## SHORT EXERCISE
Retype the records below exactly as they appear, but leave out any pictures.

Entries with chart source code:

** start **

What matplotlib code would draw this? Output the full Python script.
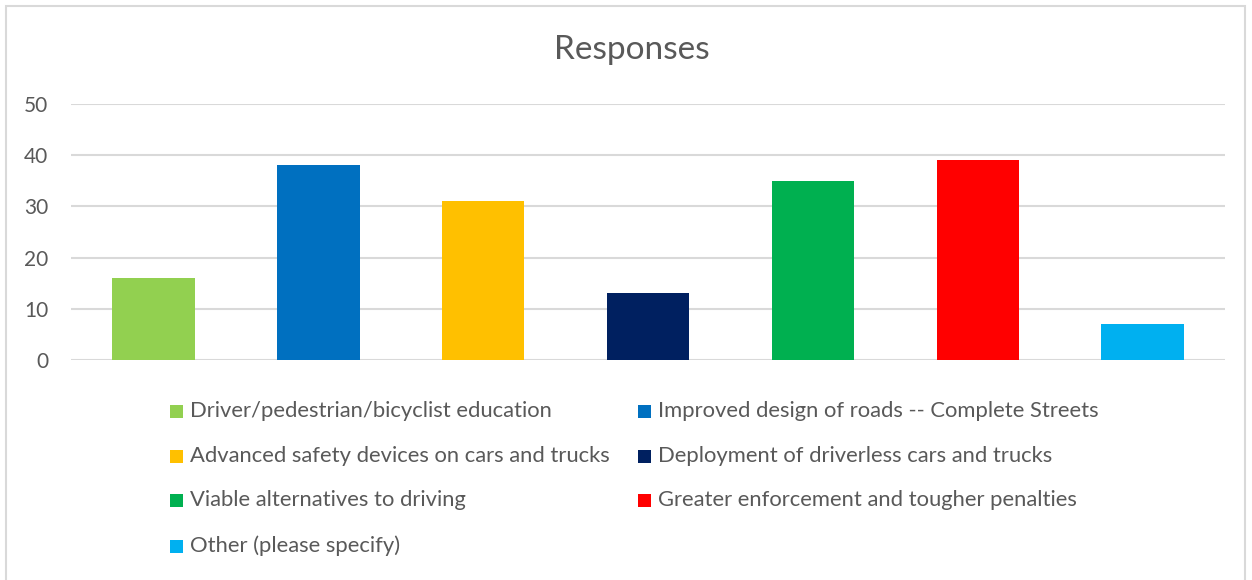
import matplotlib
matplotlib.use("Agg")
import matplotlib.pyplot as plt
from matplotlib.patches import Rectangle

categories = [
    "Driver/pedestrian/bicyclist education",
    "Improved design of roads -- Complete Streets",
    "Advanced safety devices on cars and trucks",
    "Deployment of driverless cars and trucks",
    "Viable alternatives to driving",
    "Greater enforcement and tougher penalties",
    "Other (please specify)",
]
values = [16, 38, 31, 13, 35, 39, 7]
colors = ["#92D050", "#0070C0", "#FFC000", "#002060", "#00B050", "#FF0000", "#00B0F0"]
yticks = [0, 10, 20, 30, 40, 50]

plt.rcParams['font.family'] = ['Lato', 'DejaVu Sans']
W, H = 1252, 580
fig = plt.figure(figsize=(W / 100, H / 100), dpi=100)
fig.patch.set_facecolor("white")

# outer border
fig.add_artist(Rectangle((6 / W, -0.01), (1245 - 6) / W, (H - 6) / H + 0.01,
                         transform=fig.transFigure, fill=False, edgecolor="#D9D9D9", linewidth=1.5))

ax = fig.add_axes([71 / W, 1 - 360 / H, (1225 - 71) / W, (360 - 104) / H])
x = list(range(len(categories)))
ax.bar(x, values, width=0.5, color=colors, zorder=3)
ax.set_xlim(-0.5, len(categories) - 0.5)
ax.set_ylim(0, 50)
ax.set_yticks(yticks)
ax.set_yticklabels([str(v) for v in yticks])
ax.set_xticks([])
ax.grid(axis="y", color="#D9D9D9", linewidth=1.5, zorder=0)
for s in ax.spines.values():
    s.set_visible(False)
ax.tick_params(axis="y", length=0, pad=16.5, labelsize=15, labelcolor="#595959")

fig.text(632 / W, 1 - 50 / H, "Responses", ha="center", va="center", fontsize=24, color="#595959")

# legend laid out in two columns
col_x = [170, 638]
row_y = [411, 456, 500, 546]
sq = 13
for i, (cat, c) in enumerate(zip(categories, colors)):
    cx = col_x[i % 2]
    cy = row_y[i // 2]
    fig.add_artist(Rectangle((cx / W, 1 - (cy + sq / 2) / H), sq / W, sq / H,
                             transform=fig.transFigure, facecolor=c, edgecolor="none"))
    fig.text((cx + 20) / W, 1 - cy / H, cat, ha="left", va="center", fontsize=15.8, color="#595959")

fig.savefig("out.png", dpi=100, facecolor="white")
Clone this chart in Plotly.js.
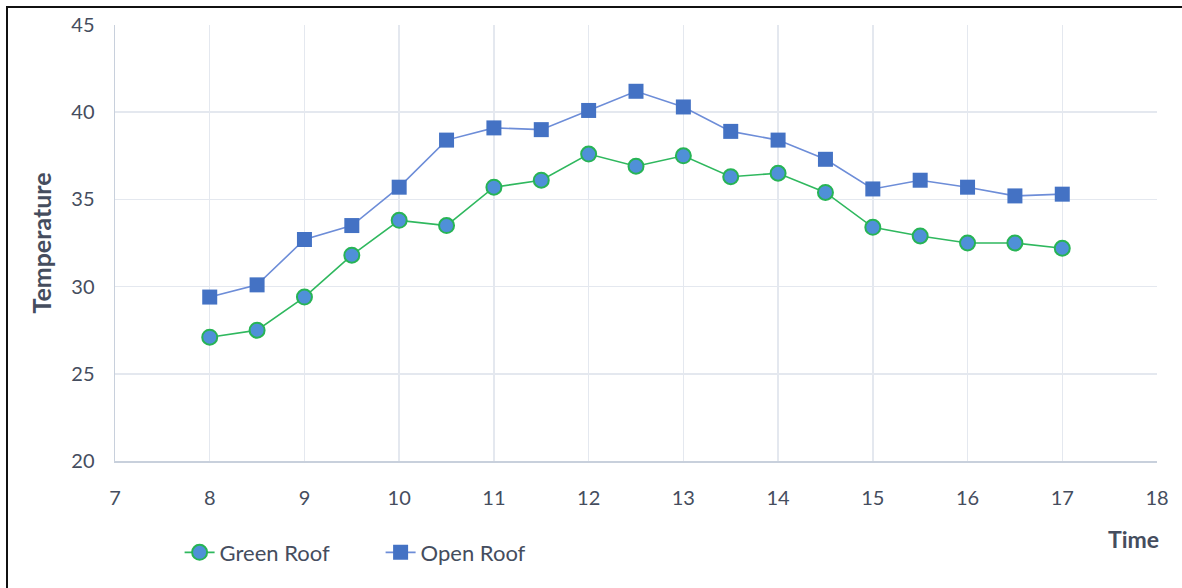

** end **

## EXERCISE SOLUTION
What matplotlib code would draw this? Output the full Python script.
import matplotlib
matplotlib.use("Agg")
import matplotlib.pyplot as plt
from matplotlib.patches import Rectangle

categories = [
    "Driver/pedestrian/bicyclist education",
    "Improved design of roads -- Complete Streets",
    "Advanced safety devices on cars and trucks",
    "Deployment of driverless cars and trucks",
    "Viable alternatives to driving",
    "Greater enforcement and tougher penalties",
    "Other (please specify)",
]
values = [16, 38, 31, 13, 35, 39, 7]
colors = ["#92D050", "#0070C0", "#FFC000", "#002060", "#00B050", "#FF0000", "#00B0F0"]
yticks = [0, 10, 20, 30, 40, 50]

plt.rcParams['font.family'] = ['Lato', 'DejaVu Sans']
W, H = 1252, 580
fig = plt.figure(figsize=(W / 100, H / 100), dpi=100)
fig.patch.set_facecolor("white")

# outer border
fig.add_artist(Rectangle((6 / W, -0.01), (1245 - 6) / W, (H - 6) / H + 0.01,
                         transform=fig.transFigure, fill=False, edgecolor="#D9D9D9", linewidth=1.5))

ax = fig.add_axes([71 / W, 1 - 360 / H, (1225 - 71) / W, (360 - 104) / H])
x = list(range(len(categories)))
ax.bar(x, values, width=0.5, color=colors, zorder=3)
ax.set_xlim(-0.5, len(categories) - 0.5)
ax.set_ylim(0, 50)
ax.set_yticks(yticks)
ax.set_yticklabels([str(v) for v in yticks])
ax.set_xticks([])
ax.grid(axis="y", color="#D9D9D9", linewidth=1.5, zorder=0)
for s in ax.spines.values():
    s.set_visible(False)
ax.tick_params(axis="y", length=0, pad=16.5, labelsize=15, labelcolor="#595959")

fig.text(632 / W, 1 - 50 / H, "Responses", ha="center", va="center", fontsize=24, color="#595959")

# legend laid out in two columns
col_x = [170, 638]
row_y = [411, 456, 500, 546]
sq = 13
for i, (cat, c) in enumerate(zip(categories, colors)):
    cx = col_x[i % 2]
    cy = row_y[i // 2]
    fig.add_artist(Rectangle((cx / W, 1 - (cy + sq / 2) / H), sq / W, sq / H,
                             transform=fig.transFigure, facecolor=c, edgecolor="none"))
    fig.text((cx + 20) / W, 1 - cy / H, cat, ha="left", va="center", fontsize=15.8, color="#595959")

fig.savefig("out.png", dpi=100, facecolor="white")
Clone this chart in Plotly.js.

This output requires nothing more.